The apparent stalemate in the Fiscal Cliff talks is most likely part of the tactics for both sides. It is only reasonable to expect them to haggle over each component of the final deal as one would do in a bazaar. Perhaps that’s the reason why the market isn’t overly concerned about the positions staked out by the two sides. We should be mindful, however, that the incentives for both sides are not perfectly aligned. As such, the odds of not reaching a deal in time to avoid the ‘cliff’ are not non-trivial, though they are small.
‘Cliff’ aside, we have a busy week on the economic calendar, with the November manufacturing ISM report coming out a little later. The expectation is that we will get a modest pullback from the October’s level of 51.7 due to Hurricane Sandy, but the index should remain in expansionary territory.
The most important economic report this week of course is the November non-farm payroll report on Friday. But as we saw with the weekly Jobless Claims data in November, the Friday jobs report will also most likely be distorted by Sandy. It is perhaps fair to assume that the market will look past even a very weak reading on Friday.
We will get a sense of the extent of hurricane distortions in the Friday payroll data from Wednesday’s jobs report from Automatic Data Processing (ADP - Free Report) . The service sector ISM survey on Wednesday likely will have limited storm related effects and should be around the same level as the month before.

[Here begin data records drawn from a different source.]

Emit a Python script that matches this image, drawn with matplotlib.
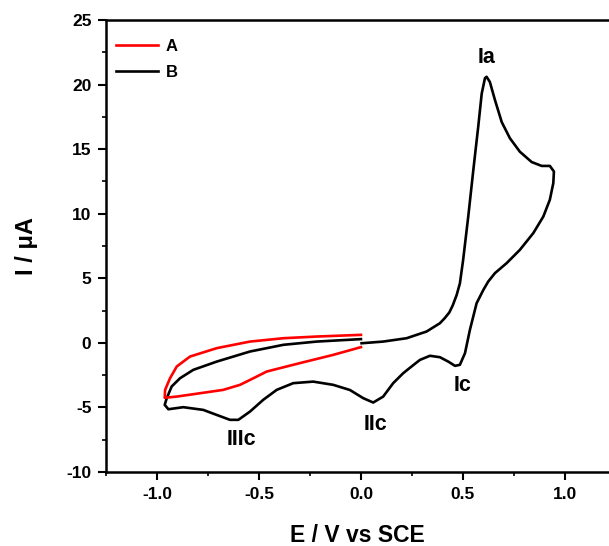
import matplotlib
matplotlib.use("Agg")
import matplotlib.pyplot as plt
from matplotlib.ticker import MultipleLocator

plt.rcParams['font.family'] = ['Liberation Sans', 'DejaVu Sans']
plt.rcParams['font.weight'] = 'bold'
plt.rcParams['axes.unicode_minus'] = False

# curve A (red)
a_x = [0.0, -0.217, -0.38, -0.544, -0.707, -0.838, -0.903, -0.936, -0.96, -0.962,
       -0.903, -0.789, -0.675, -0.593, -0.544, -0.462, -0.3, -0.136, 0.0]
a_y = [0.62, 0.49, 0.36, 0.10, -0.41, -1.06, -1.83, -2.74, -3.64, -4.25,
       -4.16, -3.9, -3.64, -3.25, -2.87, -2.22, -1.57, -0.93, -0.33]

# curve B (black), one full sweep
b_x = [0.0, -0.217, -0.38, -0.544, -0.707, -0.822, -0.887, -0.928, -0.952, -0.962,
       -0.944, -0.871, -0.773, -0.707, -0.642, -0.601, -0.544, -0.479, -0.413,
       -0.332, -0.234, -0.136, -0.054, 0.011, 0.06, 0.109, 0.158, 0.207, 0.248,
       0.289, 0.338, 0.387, 0.428, 0.461, 0.485, 0.51, 0.534, 0.567, 0.6, 0.624,
       0.657, 0.714, 0.779, 0.845, 0.894, 0.926, 0.943, 0.946, 0.926, 0.886,
       0.837, 0.779, 0.73, 0.69, 0.657, 0.632, 0.616, 0.608, 0.592, 0.575,
       0.551, 0.526, 0.501, 0.485, 0.469, 0.45, 0.433, 0.41, 0.387, 0.322,
       0.224, 0.109, 0.003]
b_y = [0.29, 0.10, -0.15, -0.67, -1.45, -2.09, -2.74, -3.38, -4.28, -4.8,
       -5.14, -4.98, -5.19, -5.58, -5.96, -5.96, -5.32, -4.41, -3.64,
       -3.12, -3.0, -3.25, -3.65, -4.28, -4.62, -4.16, -3.12, -2.35, -1.83,
       -1.32, -1.0, -1.11, -1.45, -1.78, -1.7, -0.8, 1.0, 3.07, 4.1, 4.75,
       5.4, 6.17, 7.2, 8.5, 9.78, 11.08, 12.37, 13.27, 13.7, 13.7,
       14.0, 14.8, 15.85, 17.1, 18.8, 20.2, 20.6, 20.5, 19.3, 16.75,
       13.4, 9.78, 6.43, 4.6, 3.7, 2.9, 2.35, 1.9, 1.52, 0.88,
       0.36, 0.10, -0.03]

peak_labels = ['Ia', 'Ic', 'IIc', 'IIIc']
peak_x = [0.617, 0.497, 0.069, -0.588]
peak_y = [22.1, -3.3, -6.35, -7.5]

fig = plt.figure(figsize=(6.09, 5.46), dpi=100)
ax = fig.add_axes([0.174, 0.1355, 0.826, 0.8279])

lb, = ax.plot(b_x, b_y, color='black', lw=1.9, label='B')
la, = ax.plot(a_x, a_y, color='#ff0000', lw=1.9, label='A')

for t, x, y in zip(peak_labels, peak_x, peak_y):
    ax.text(x, y, t, fontsize=15.5, fontweight='bold', ha='center', va='center')

ax.set_xlim(-1.25, 1.216)
ax.set_ylim(-10, 25)
ax.xaxis.set_major_locator(MultipleLocator(0.5))
ax.xaxis.set_minor_locator(MultipleLocator(0.25))
ax.yaxis.set_major_locator(MultipleLocator(5))
ax.yaxis.set_minor_locator(MultipleLocator(2.5))
ax.xaxis.set_major_formatter(plt.FuncFormatter(lambda v, p: f'{v:.1f}'))

ax.spines['right'].set_visible(False)
for s in ['left', 'bottom', 'top']:
    ax.spines[s].set_linewidth(1.8)
ax.tick_params(which='major', direction='out', length=5.5, width=1.5, labelsize=12.5, pad=5)
ax.tick_params(which='minor', direction='out', length=3, width=1.2)
for lab in ax.get_xticklabels() + ax.get_yticklabels():
    lab.set_fontweight('bold')

ax.set_xlabel('E / V vs SCE', fontsize=16.5, fontweight='bold', labelpad=16)
ax.set_ylabel('I / μA', fontsize=17, fontweight='bold', labelpad=20)

leg = ax.legend([la, lb], ['A', 'B'], loc='upper left', frameon=False,
                bbox_to_anchor=(0.0, 0.98),
                fontsize=12, handlelength=2.5, handletextpad=0.5,
                borderaxespad=0.2, labelspacing=0.65)
for t in leg.get_texts():
    t.set_fontweight('bold')

fig.savefig('out.png', dpi=100)
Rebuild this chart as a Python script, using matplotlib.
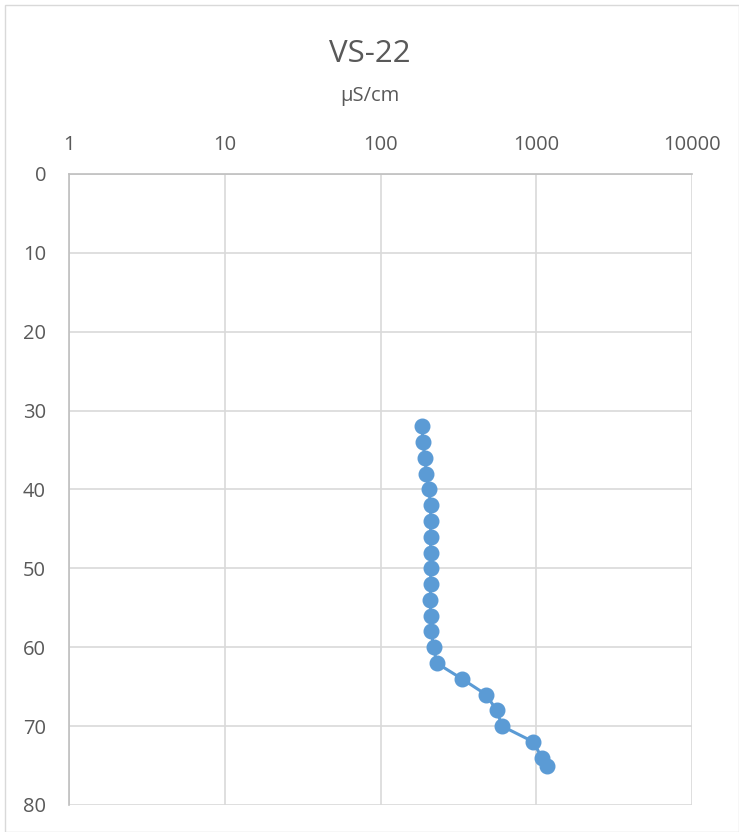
import matplotlib
matplotlib.use("Agg")
import matplotlib.pyplot as plt
from matplotlib.ticker import FixedLocator, FixedFormatter

plt.rcParams['font.family'] = ['Open Sans', 'DejaVu Sans']

depth = [32, 34, 36, 38, 40, 42, 44, 46, 48, 50, 52, 54, 56, 58, 60, 62, 64, 66, 68, 70, 72, 74, 75]
conductivity = [185, 187, 193, 197, 204, 210, 210, 210, 210, 210, 210, 209, 210, 211, 220, 229,
                333, 476, 557, 603, 959, 1084, 1170]
x_ticks = [1, 10, 100, 1000, 10000]
x_labels = ["1", "10", "100", "1000", "10000"]
y_ticks = [0, 10, 20, 30, 40, 50, 60, 70, 80]

fig = plt.figure(figsize=(7.39, 8.32), dpi=100)
ax = fig.add_axes([69/739, 1-805/832, (692-69)/739, (805-174)/832])

ax.plot(conductivity, depth, color='#5B9BD5', lw=2.2, marker='o', ms=10.5,
        markeredgecolor='#5B9BD5', markerfacecolor='#5B9BD5', zorder=3, clip_on=False)

ax.set_xscale('log')
ax.set_xlim(1, 10000)
ax.set_ylim(80, 0)
ax.xaxis.set_major_locator(FixedLocator(x_ticks))
ax.xaxis.set_major_formatter(FixedFormatter(x_labels))
ax.xaxis.set_minor_locator(FixedLocator([]))
ax.set_yticks(y_ticks)
ax.xaxis.tick_top()
ax.tick_params(axis='both', length=0, labelsize=14.5, labelcolor='#595959')
ax.tick_params(axis='x', pad=14)
ax.tick_params(axis='y', pad=16.5)
ax.grid(True, color='#d9d9d9', lw=1.2)
for s in ['right', 'bottom']:
    ax.spines[s].set_visible(False)
for s in ['left', 'top']:
    ax.spines[s].set_color('#bfbfbf')
    ax.spines[s].set_linewidth(1.2)

fig.text(0.5, 1-61.5/832, "VS-22", ha='center', va='baseline', fontsize=22.5, color='#595959')
fig.text(0.5, 1-101/832, "µS/cm", ha='center', va='baseline', fontsize=14.5, color='#595959')

border = plt.Rectangle((5/739, 0.0), 1 - 5/739 - 0.5/739, 1 - 5/832, transform=fig.transFigure,
                       fill=False, edgecolor='#d9d9d9', lw=1)
fig.patches.append(border)

fig.savefig("out.png", dpi=100)
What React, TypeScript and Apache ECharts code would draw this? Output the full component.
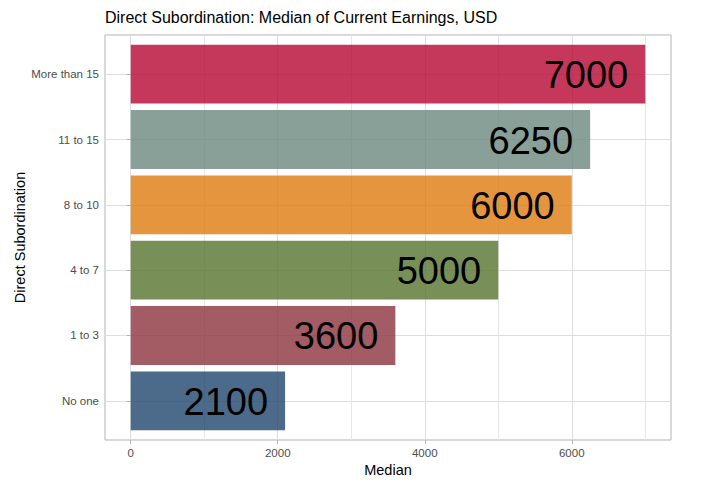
import React, { useEffect, useRef } from "react";
import * as echarts from "echarts";

const categories = ["No one", "1 to 3", "4 to 7", "8 to 10", "11 to 15", "More than 15"];
const medians = [2100, 3600, 5000, 6000, 6250, 7000];
const barColors = [
  "rgba(31,69,108,0.8)",
  "rgba(140,50,61,0.8)",
  "rgba(86,115,46,0.8)",
  "rgba(222,123,14,0.8)",
  "rgba(106,136,125,0.8)",
  "rgba(183,6,51,0.8)",
];
const xMajorTicks = [0, 2000, 4000, 6000];
const xMinorTicks = [1000, 3000, 5000, 7000];
const yPositions = [1, 2, 3, 4, 5, 6];

const FONT = "Liberation Sans, Arial, sans-serif";

export default function App() {
  const ref = useRef<HTMLDivElement>(null);
  useEffect(() => {
    if (!ref.current) return;
    const chart = echarts.init(ref.current, undefined, { renderer: "svg" });
    const data = medians.map((v, i) => [v, yPositions[i], i]);
    chart.setOption({
      animation: false,
      backgroundColor: "#ffffff",
      textStyle: { fontFamily: FONT },
      title: {
        text: "Direct Subordination: Median of Current Earnings, USD",
        left: 100,
        top: 4,
        textStyle: { fontSize: 16, fontWeight: "normal", color: "#000", fontFamily: FONT },
      },
      grid: {
        left: 105,
        right: 45,
        top: 35,
        bottom: 47,
        outerBoundsMode: "none",
        containLabel: false,
        show: true,
        borderColor: "#b3b3b3",
        borderWidth: 1,
        backgroundColor: "transparent",
      },
      xAxis: [
        {
          type: "value",
          min: -350,
          max: 7350,
          name: "Median",
          nameLocation: "middle",
          nameGap: 22,
          nameMoveOverlap: false,
          nameTextStyle: { fontSize: 14.5, color: "#000", fontFamily: FONT },
          axisLine: { show: false },
          axisTick: { show: true, length: 4, customValues: xMajorTicks, lineStyle: { color: "#b3b3b3" } },
          axisLabel: {
            customValues: xMajorTicks,
            fontSize: 11.5,
            color: "#4d4d4d",
            margin: 7,
            fontFamily: FONT,
            formatter: (v: number) => String(v),
          },
          splitLine: { show: true, lineStyle: { color: "#dedede", width: 1 } },
        },
        {
          type: "value",
          min: -350,
          max: 7350,
          position: "bottom",
          axisLine: { show: false },
          axisTick: { show: false, customValues: xMinorTicks },
          axisLabel: { show: false, customValues: xMinorTicks },
          splitLine: { show: true, lineStyle: { color: "#e6e6e6", width: 1 } },
        },
      ],
      yAxis: {
        type: "value",
        min: 0.4,
        max: 6.6,
        name: "Direct Subordination",
        nameLocation: "middle",
        nameGap: 78,
        nameMoveOverlap: false,
        nameRotate: 90,
        nameTextStyle: { fontSize: 14.5, color: "#000", fontFamily: FONT },
        axisLine: { show: false },
        axisTick: { show: true, length: 4, customValues: yPositions, lineStyle: { color: "#b3b3b3" } },
        axisLabel: {
          customValues: yPositions,
          fontSize: 11.5,
          color: "#4d4d4d",
          margin: 6,
          fontFamily: FONT,
          formatter: (v: number) => categories[Math.round(v) - 1] ?? "",
        },
        splitLine: { show: true, lineStyle: { color: "#dedede", width: 1 } },
      },
      series: [
        {
          type: "custom",
          xAxisIndex: 0,
          yAxisIndex: 0,
          data,
          renderItem: (params: any, api: any) => {
            const v = api.value(0);
            const y = api.value(1);
            const idx = api.value(2);
            const start = api.coord([0, y]);
            const end = api.coord([v, y]);
            const h = api.size([0, 0.9])[1];
            return {
              type: "group",
              children: [
                {
                  type: "rect",
                  shape: { x: start[0], y: start[1] - h / 2, width: end[0] - start[0], height: h },
                  style: { fill: barColors[idx] },
                },
                {
                  type: "text",
                  style: {
                    text: String(v),
                    x: end[0] - 17,
                    y: end[1] + 1,
                    align: "right",
                    verticalAlign: "middle",
                    fontSize: 38,
                    fontFamily: FONT,
                    fill: "#000",
                  },
                },
              ],
            };
          },
        },
      ],
    });
    return () => chart.dispose();
  }, []);
  return (
    <div
      ref={ref}
      style={{ position: "fixed", left: 0, top: 0, width: 716, height: 487, background: "#fff" }}
    />
  );
}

The ‘Cliff’ debate will likely continue to monopolize the market’s attention most of this month. But at some stage, the focus will have to shift to the fourth quarter earnings season. The preponderance of negative guidance for the quarter has helped bring down expectations for fourth quarter earnings growth, but we haven’t seen much downward adjustment for full-year 2013 estimates which still show growth expectations in excess of 10%.
Given the broad economic weakness all around the world, it is unlikely that we will get growth anywhere near that level. My sense is that estimates for 2013 will start coming down as companies provide guidance on the fourth quarter earnings calls. As such, while Fiscal Cliff is justifiably the big issue for investors at this stage, we shouldn’t lose sight of the deteriorating earnings picture, either.